Wurst Case

Dirk Zingler, Präsident von Union Berlin, springt mühelos von der Bratwurst zum Gendern und hält sich dabei den Spiegel eines ziemlich Gestrigen vor.
Der liebe Gott, heißt es, weiß alles, nur nicht, was in der Wurst ist. „Welch gemeißelter Spruch. Da bleibt eigentlich nur Resignation“, folgerte der Satiriker Wiglaf Droste in seinem Wurst-Standardwerk „Wurst“. Auch der Präsident des Fußball-Bundesligisten Union Berlin, Dirk Zingler, der mitunter den Verdacht provoziert, es handele sich bei ihm um eine außer Kontrolle geratene Satire-Performance, hat sich neulich zum Thema Wurst ausgelassen, und das klang ein bisschen gestrig, um nicht zu sagen: wurstig.
„Zuletzt gab es die Frage nach veganen Würstchen bei uns im Stadion“, verriet Zingler: „Ich habe grundsätzlich nichts gegen vegane Würstchen, aber wir werden nicht jeden Wunsch erfüllen. Fußball bedeutet bei uns: Bratwurst, Bier, 90 Minuten Fußball. Auch die Sprache darf bei uns im Stadion rau sein. Wir werden als Klub nicht gendern.“
Sätze wie Würste waren, alles reingeworfen und durch den Fleischwolf gedreht, bis eine schwer verdauliche Masse entstanden ist, deren Ursprünge nicht mehr nachvollziehbar sind. Ob der liebe Gott vielleicht weiß, was im Zingler vorgeht, und wie es ihm mühelos gelingt, von der Bratwurst zum Gendern zu springen? Eigentlich bleibt auch hier nur Resignation, aber die können wir uns gerade nicht leisten.
Symbolische Politik
Natürlich ist Zinglers Faszination mit der Wurst nachvollziehbar. Vermutlich fühlt er, der als ehemaliges Mitglied eines Stasi-Wachregiments nun ausgerechnet den Berliner Anti-Stasi-Klub 1.FC Union anführt, sich der Wurst einfach nahe, identifiziert sich mit ihrem rätselhaften Charakter, und wenn man hineinpikst, besteht die Gefahr, dass einem etwas schmerzhaft Heißes entgegenspritzt, bei der Bratwurst wie beim Zingler. Stichwort: Geisterspiele. Wer dem Zingler damit zu nahe getreten ist, sollte sich schnellstens in Deckung begeben, höchste Explosionsgefahr besteht dann, aber wer im Davonhechten noch daran gedacht hat, ihm das Aufnahmegerät hinzuschmeißen, wird mit einer zugkräftigen Schlagzeile belohnt. Das Wort Symbolpolitik kann man schon vorher hintippen. Spart Zeit.

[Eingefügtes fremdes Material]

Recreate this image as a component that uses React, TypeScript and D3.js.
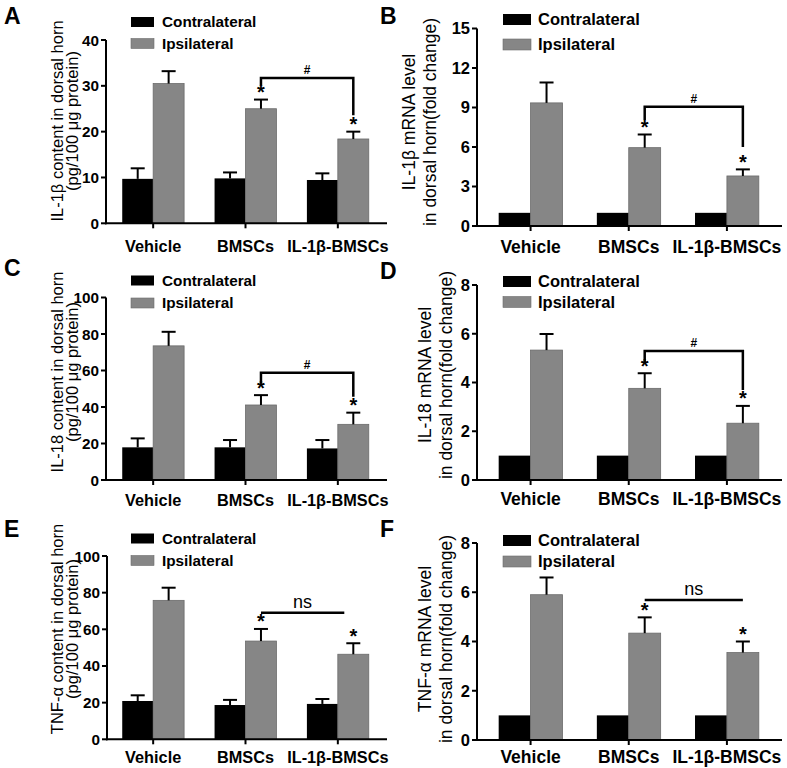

Für Dirk Zingler sind die Geisterspiele nämlich Symbolpolitik, und die mag ein zupackender und zubeißender Charakter wie er natürlich gar nicht. Da geht es ihm wie dem BVB-Boss und DFL-Aufsichtsrat Hans-Joachim Watzke und Frank Bohmann, Ligachef im Handball, oder Fredi Bobic von Hertha BSC, der die Impfdebatte im Profifußball für Symbolpolitik hält. Aber was ist das Schlimme an Symbolen? Was das Schlimme am Verweis darauf, dass man gerade lieber nicht in Massen an einem Ort zusammenkommen sollte? (Abgesehen davon, dass ein Spiel ohne Publikum da auch eine sehr reale Funktion hat). Oder darauf, dass es wirklich sehr ratsam ist, sich impfen zu lassen, auch wenn man jung und fit ist? Zum Wohle aller?
Am Ende ist ja auch die klassische Wurst ein Symbol. Im Falle von Dirk Zingler ein Symbol dafür, dass ihm manche Menschen und Lebenseinstellungen vollkommen egal sind, beziehungsweise: Wurst.